The galvanizing election of Barack Obama was on the minds—and the pages—of authors everywhere. Best African American Essays 2010 features the insights of writers from Juan Williams to Kelefa Sanneh and even Obama himself (his seminal speech on race is included here in its entirety). Ta-Nehisi Coates, in The Nation, proclaims that the president has "redefined blackness for white America," while Adolph Reed, Jr., in The Progressive, calls him a "vacuous opportunist" and Colson Whitehead, in The New York Times, lightheartedly revels in the election of "someone who looked like me . . . slim." The First Lady is considered, too, as Lauren Collins, in The New Yorker, assesses the radical quality of Michelle Obama's very normalcy.
But Best African American Essays 2010 goes beyond the Obamas with brilliant pieces from such writers as Hua Hsu, who declares the end of white America in "a new cultural mainstream which prizes diversity above all else"; Henry Louis Gates, who researches his family tree, adding to the "young discipline" that is African American history; and Jelani Cobb, who dares to defend George W. Bush. There are thoughtful and heartfelt tributes to living legends, including Bill Cosby (and an analysis of his famous "pound cake" speech, which promoted black responsibility, empowerment, and self-esteem), and remembrances of those who have passed, including Miriam Makeba, Isaac Hayes, Eartha Kitt, and Michael Jackson.
Selected by guest editor Randall Kennedy, a leading intellectual and legal scholar, the wide-ranging pieces in Best African American Essays 2010 comprise a thrilling collection that anyone who wishes to understand the meaning of the new America must own.
About the Author
Gerald Early is the Merle Kling Professor of Modern Letters, professor of English and of African and Afro-American Studies, and director of the Center for Humanities at Washington University.

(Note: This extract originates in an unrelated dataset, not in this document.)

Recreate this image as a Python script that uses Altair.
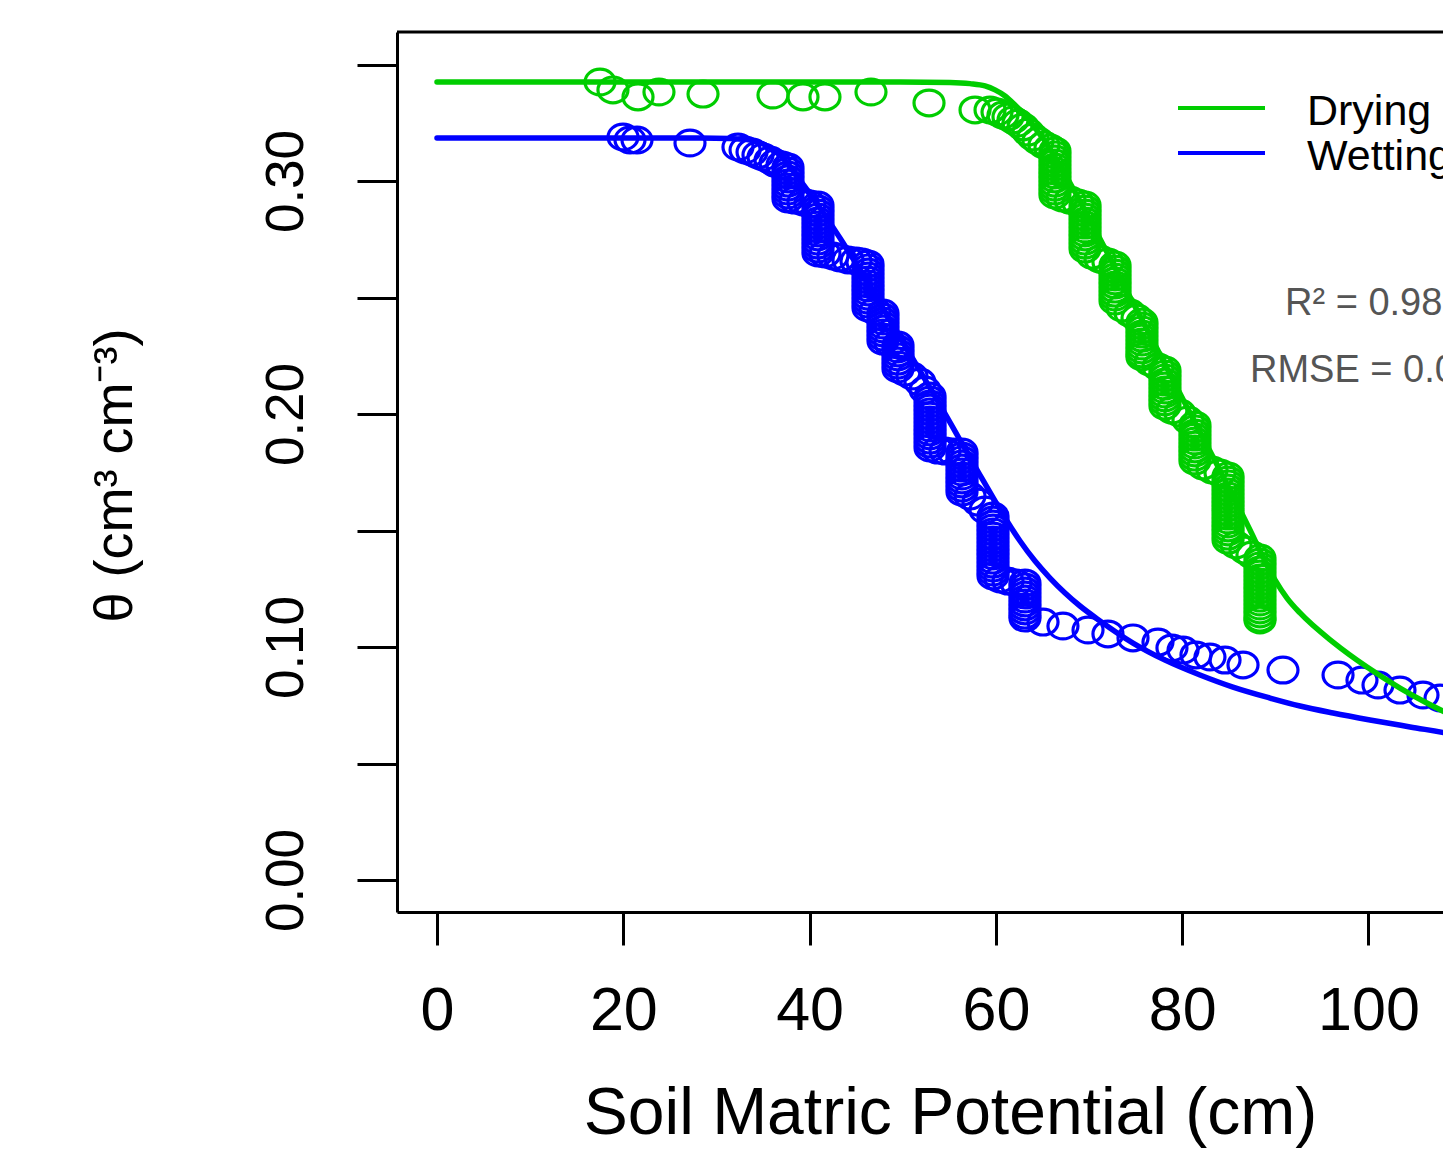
import altair as alt
import pandas as pd

FONT = "Liberation Sans"

# ---------------- data ----------------
# Drying (green) observations: scattered points
dry_pts_x = [17.50, 18.89, 21.58, 23.83, 28.56, 36.07, 39.29, 41.65, 46.59, 52.82,
             57.76, 59.37, 60.12, 60.76, 61.30, 61.84, 62.37, 62.91, 63.45, 63.98,
             64.52, 65.16, 65.81,
             67.10, 67.96, 68.81, 70.32, 71.18, 72.03, 73.54, 74.40, 75.15,
             76.54, 77.40, 78.90, 79.76, 80.62, 82.23, 83.20, 84.06,
             85.78, 86.74, 87.49]
dry_pts_y = [0.3425, 0.3391, 0.3361, 0.3382, 0.3373, 0.3369, 0.3361, 0.3361, 0.3382, 0.3335,
             0.3305, 0.3305, 0.3296, 0.3283, 0.3275, 0.3262, 0.3249, 0.3232, 0.3210, 0.3189,
             0.3172, 0.3155, 0.3142,
             0.2927, 0.2918, 0.2906, 0.2682, 0.2665, 0.2652, 0.2455, 0.2433, 0.2412,
             0.2223, 0.2202, 0.2017, 0.2004, 0.1974, 0.1777, 0.1760, 0.1747,
             0.1438, 0.1416, 0.1395]
# Drying observations: vertical runs (same potential, many water contents)
dry_stack_x = [66.34, 69.57, 72.79, 75.68, 78.15, 81.37, 84.92, 88.35]
dry_stack_y = [
    [0.3129, 0.3112, 0.3094, 0.3077, 0.3060, 0.3043, 0.3026, 0.3009, 0.2991, 0.2974, 0.2957, 0.2940],
    [0.2897, 0.2880, 0.2863, 0.2845, 0.2828, 0.2811, 0.2794, 0.2777, 0.2760, 0.2742, 0.2725, 0.2708],
    [0.2639, 0.2622, 0.2605, 0.2588, 0.2571, 0.2554, 0.2536, 0.2519, 0.2502, 0.2485],
    [0.2395, 0.2378, 0.2361, 0.2343, 0.2326, 0.2309, 0.2292, 0.2275, 0.2258, 0.2245],
    [0.2189, 0.2172, 0.2155, 0.2137, 0.2120, 0.2103, 0.2086, 0.2069, 0.2052, 0.2034],
    [0.1953, 0.1936, 0.1918, 0.1901, 0.1884, 0.1867, 0.1850, 0.1833, 0.1815, 0.1798],
    [0.1734, 0.1717, 0.1700, 0.1682, 0.1665, 0.1648, 0.1631, 0.1614, 0.1597, 0.1579,
     0.1562, 0.1545, 0.1528, 0.1511, 0.1494, 0.1476, 0.1459],
    [0.1382, 0.1365, 0.1348, 0.1330, 0.1313, 0.1296, 0.1279, 0.1262, 0.1245, 0.1227,
     0.1210, 0.1193, 0.1176, 0.1159, 0.1142, 0.1124, 0.1116],
]

# Wetting (blue) observations: scattered points
wet_pts_x = [19.97, 20.72, 21.47, 27.16, 32.31, 33.07, 33.82, 34.46, 35.00, 35.75, 36.29, 37.04,
             38.43, 39.29, 40.04, 41.65, 42.51, 43.26, 44.12, 44.98, 45.62,
             47.02, 48.63, 50.24, 50.99, 51.85, 52.40, 53.78, 54.54, 55.39,
             57.22, 58.08, 58.83, 60.44, 61.30, 62.16,
             65.06, 67.20, 69.89, 72.03, 74.72, 77.40, 78.90, 80.09, 81.48, 82.98,
             84.60, 86.53, 90.82, 96.73, 99.30, 101.02, 103.38, 105.85, 107.68]
wet_pts_y = [0.3189, 0.3176, 0.3176, 0.3163, 0.3146, 0.3133, 0.3124, 0.3112, 0.3103, 0.3090, 0.3077, 0.3069,
             0.2918, 0.2910, 0.2901, 0.2687, 0.2678, 0.2670, 0.2661, 0.2657, 0.2652,
             0.2442, 0.2305, 0.2180, 0.2163, 0.2137, 0.2103, 0.1845, 0.1841, 0.1837,
             0.1648, 0.1622, 0.1588, 0.1292, 0.1283, 0.1275,
             0.1107, 0.1090, 0.1073, 0.1056, 0.1039, 0.1021, 0.0996, 0.0987, 0.0966, 0.0957,
             0.0944, 0.0923, 0.0901, 0.0880, 0.0858, 0.0837, 0.0815, 0.0794, 0.0781]
# Wetting observations: vertical runs
wet_stack_x = [37.68, 40.90, 46.27, 47.88, 49.49, 52.93, 56.36, 59.69, 63.12]
wet_stack_y = [
    [0.3060, 0.3043, 0.3026, 0.3009, 0.2991, 0.2974, 0.2957, 0.2940, 0.2923],
    [0.2897, 0.2880, 0.2863, 0.2845, 0.2828, 0.2811, 0.2794, 0.2777, 0.2760, 0.2742,
     0.2725, 0.2708, 0.2691],
    [0.2644, 0.2627, 0.2609, 0.2592, 0.2575, 0.2558, 0.2541, 0.2524, 0.2506, 0.2489,
     0.2472, 0.2455],
    [0.2433, 0.2416, 0.2399, 0.2382, 0.2365, 0.2348, 0.2330, 0.2313],
    [0.2296, 0.2279, 0.2262, 0.2245, 0.2227, 0.2210, 0.2193],
    [0.2077, 0.2060, 0.2043, 0.2026, 0.2009, 0.1991, 0.1974, 0.1957, 0.1940, 0.1923,
     0.1906, 0.1888, 0.1871, 0.1854],
    [0.1837, 0.1820, 0.1803, 0.1785, 0.1768, 0.1751, 0.1734, 0.1717, 0.1700, 0.1682, 0.1665],
    [0.1562, 0.1545, 0.1528, 0.1511, 0.1494, 0.1476, 0.1459, 0.1442, 0.1425, 0.1408,
     0.1391, 0.1373, 0.1356, 0.1339, 0.1322, 0.1305],
    [0.1275, 0.1258, 0.1240, 0.1223, 0.1206, 0.1189, 0.1172, 0.1155, 0.1137, 0.1124],
]

# Fitted retention curves
dry_fit_x = [0, 49.71, 55.07, 57.22, 58.83, 59.90, 60.98, 62.05, 63.12, 64.20, 65.27, 66.34,
             67.42, 68.49, 70.10, 72.25, 74.40, 76.54, 78.69, 80.84, 82.98, 85.13, 87.28,
             88.57, 89.96, 91.25, 92.65, 96.19, 99.84, 103.38, 106.06, 108.86, 110.0]
dry_fit_y = [0.3425, 0.3425, 0.3423, 0.3418, 0.3408, 0.3391, 0.3365, 0.3326, 0.3283, 0.3227,
             0.3172, 0.3103, 0.3030, 0.2953, 0.2833, 0.2670, 0.2502, 0.2339, 0.2172, 0.2004,
             0.1841, 0.1674, 0.1502, 0.1395, 0.1288, 0.1210, 0.1146, 0.1021, 0.0914, 0.0824,
             0.0764, 0.0708, 0.0687]
wet_fit_x = [0, 28.23, 31.45, 33.60, 35.21, 36.82, 38.97, 41.12, 43.26, 45.41, 47.56, 49.70,
             51.85, 54.00, 56.15, 58.29, 59.90, 61.19, 62.59, 64.20, 65.81, 67.42, 69.03,
             71.18, 74.72, 78.15, 81.91, 85.45, 89.43, 92.65, 96.19, 100.16, 104.46, 108.86,
             110.0]
wet_fit_y = [0.3185, 0.3185, 0.3182, 0.3176, 0.3155, 0.3112, 0.3004, 0.2884, 0.2755, 0.2618,
             0.2476, 0.2330, 0.2185, 0.2039, 0.1888, 0.1738, 0.1627, 0.1541, 0.1455, 0.1369,
             0.1296, 0.1232, 0.1176, 0.1112, 0.1017, 0.0944, 0.0880, 0.0828, 0.0781, 0.0747,
             0.0717, 0.0687, 0.0657, 0.0627, 0.0618]

x_tick_values = [0, 20, 40, 60, 80, 100]
y_tick_values = [0.00, 0.05, 0.10, 0.15, 0.20, 0.25, 0.30, 0.35]
series = ["Drying", "Wetting"]
series_colors = ["#00CD00", "#0000FF"]
fit_stats = ["R\u00b2 = 0.98", "RMSE = 0.0"]
x_title = "Soil Matric Potential (cm)"
y_title = "\u03b8 (cm\u00b3 cm\u207b\u00b3)"


# ---------------- build tables ----------------
def obs_frame(px, py, sx, sy, name):
    xs, ys = list(px), list(py)
    for xv, col in zip(sx, sy):
        xs += [xv] * len(col)
        ys += list(col)
    return pd.DataFrame({"psi": xs, "theta": ys, "series": name})


dry_obs = obs_frame(dry_pts_x, dry_pts_y, dry_stack_x, dry_stack_y, series[0])
wet_obs = obs_frame(wet_pts_x, wet_pts_y, wet_stack_x, wet_stack_y, series[1])
dry_fit = pd.DataFrame({"psi": dry_fit_x, "theta": dry_fit_y, "series": series[0]})
wet_fit = pd.DataFrame({"psi": wet_fit_x, "theta": wet_fit_y, "series": series[1]})

# ---------------- layout ----------------
W, H = 1046, 880
PAD = {"left": 389, "top": 24, "right": 0, "bottom": 238}

x_enc = alt.X(
    "psi:Q",
    scale=alt.Scale(domain=[-4.294, 107.998], nice=False, zero=False),
    axis=alt.Axis(
        values=x_tick_values, grid=False, title=x_title, format="d",
        domainColor="black", domainWidth=3, tickColor="black", tickWidth=3, tickSize=33,
        labelFont=FONT, labelFontSize=61, labelColor="black", labelPadding=84,
        labelBaseline="alphabetic", labelFlush=False, labelOverlap=False,
        titleFont=FONT, titleFontSize=66, titleFontWeight="normal", titleColor="black",
        titleX=553, titleY=221, titleAlign="center", titleBaseline="alphabetic",
    ),
)
y_enc = alt.Y(
    "theta:Q",
    scale=alt.Scale(domain=[-0.01373, 0.36395], nice=False, zero=False),
    axis=alt.Axis(
        values=y_tick_values, grid=False, title=y_title,
        labelExpr="(round(datum.value*100) % 10 == 0) ? format(datum.value, '.2f') : ''",
        domainColor="black", domainWidth=3, tickColor="black", tickWidth=3, tickSize=40,
        labelFont=FONT, labelFontSize=53, labelColor="black", labelPadding=55,
        labelAngle=270, labelAlign="center", labelBaseline="alphabetic",
        labelFlush=False, labelOverlap=False,
        titleFont=FONT, titleFontSize=54, titleFontWeight="normal", titleColor="black",
        titleAngle=270, titleX=-266, titleY=443, titleAlign="center",
        titleBaseline="alphabetic",
    ),
)
color_enc = alt.Color("series:N", scale=alt.Scale(domain=series, range=series_colors), legend=None)

ELLIPSE = "M -1 0 A 1 0.86 0 1 1 1 0 A 1 0.86 0 1 1 -1 0 Z"


def points(df):
    return alt.Chart(df).mark_point(
        shape=ELLIPSE, filled=False, size=900, strokeWidth=3.2, opacity=1, clip=True
    ).encode(x=x_enc, y=y_enc, color=color_enc)


def curve(df):
    return alt.Chart(df).mark_line(
        interpolate="monotone", strokeWidth=5.5, strokeCap="round", clip=True
    ).encode(x=x_enc, y=y_enc, color=color_enc, order="psi:Q")


one = pd.DataFrame({"k": [0]})


def text_layer(txt, x, y, size, color):
    return alt.Chart(pd.DataFrame({"t": [txt]})).mark_text(
        align="left", baseline="alphabetic", font=FONT, fontSize=size, color=color
    ).encode(text="t:N", x=alt.value(x), y=alt.value(y))


def legend_line(color, y):
    return alt.Chart(one).mark_rule(color=color, strokeWidth=4).encode(
        x=alt.value(781), x2=alt.value(868), y=alt.value(y)
    )


top_border = alt.Chart(one).mark_rule(color="black", strokeWidth=3).encode(
    x=alt.value(0), x2=alt.value(W), y=alt.value(0)
)

chart = alt.layer(
    points(dry_obs),
    points(wet_obs),
    curve(dry_fit),
    curve(wet_fit),
    legend_line(series_colors[0], 76),
    legend_line(series_colors[1], 121),
    text_layer(series[0], 910, 93, 43, "black"),
    text_layer(series[1], 910, 138, 43, "black"),
    text_layer(fit_stats[0], 888, 283, 38, "#555555"),
    text_layer(fit_stats[1], 853, 350, 38, "#555555"),
    top_border,
).properties(
    width=W, height=H, padding=PAD, autosize=alt.AutoSizeParams(type="none")
).configure_view(strokeWidth=0).configure(font=FONT, background="white")

chart.save("out.html", embed_options={"renderer": "svg", "actions": False})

A fellow of the American Academy of Arts and Sciences, he is the editor of several volumes, including This Is Where I Came In: Black America in the 1960s; The Sammy Davis Jr. Reader; Body Language: Writers on Sport; Speech and Power; Lure and Loathing: Essays on Race, Identity, and the Ambivalence of Assimilation; and My Soul's High Song: The Collected Works of Countee Cullen, as well as the author of The Culture of Bruising: Essays on Prizefighting, Literature, and Modern American Culture, which won the 1994 National Book Critics Circle Award for criticism; One Nation Under a Groove: Motown and American Culture; Daughters: On Family and Fatherhood; and Tuxedo Junction.
Randall Kennedy is the Michael R. Klein Professor of Law at Harvard Law School. He received his undergraduate degree from Princeton and his law degree from Yale. He attended Oxford University as a Rhodes Scholar and is a former clerk to Supreme Court Justice Thurgood Marshall. He is the author of five previous books, including Race, Crime, and the Law, for which he received the Robert F. Kennedy Book Award. A member of the bars of the Supreme Court of the United States and the District of Columbia, and of the American Philosophical Society and the American Academy of Arts and Sciences, he lives in Massachusetts.